On Dec. 15, 2025, Vanguard announced that Harris Oakmark would replace Lazard Asset Management as a subadvisor, effective immediately. Lazard, which had served as a subadvisor since 2007 and once managed nearly 40% of assets, had seen its allocation reduced in the past couple of years as Vanguard shifted to equal weightings among the four subadvisors, which include Sanders Capital, Hotchkis & Wiley, and Aristotle Capital.
The changes are, in part, driven by Vanguard’s effort to realign the strategy with its large-value roots. Past shifts, such as removing deep-value manager Barrow Hanley in 2019 and increased allocations to blend-tilting subadvisors like Lazard and Aristotle, had shifted the portfolio into the blend section of the Morningstar Style Box. Replacing Lazard outright with Harris Oakmark—whose approach is more traditionally value-oriented—marks a decisive step back toward the fund’s intended style.
Bill Nygren, Robert Bierig, and Michael Nicolas—the team behind the highly rated Oakmark—have joined as managers. Nygren is a legendary value investor, but succession is a focal point considering he’s entering his late 60s. Encouragingly, it’s a team effort, with Bierig and Nicolas each being with Harris Oakmark for 20-plus years, including as comanagers on the underlying strategy since 2020 and 2022, respectively. They actively share ideas and engage in healthy debates with Nygren, and the broader 15-person investment team is strong and stable. All of that inspires confidence in the team’s future prospects even when Nygren steps away.
The current subadvisor lineup continues to offer a mix of value approaches: Aristotle for quality value; Hotchkis & Wiley for deep value; Sanders for behavioral value; and now, Harris Oakmark for flexible but traditional value.

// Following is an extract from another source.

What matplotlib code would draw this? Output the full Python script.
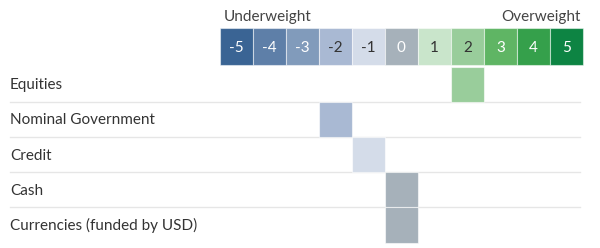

However, the resulting portfolio will remain sprawling, with 175-195 stocks, and relatively diffuse, with active share expected to remain among the lowest in the large-value Morningstar Category. Moreover, it’s unclear whether the strengths of the underlying subadvisors are preserved or diluted in the aggregate portfolio.
As a result of the subadvisor change, Vanguard expects the fund’s expense ratio to increase by 0.02% across both share classes. Still, it’s one of the cheapest actively managed large-value options, giving it a leg up on the competition from the start.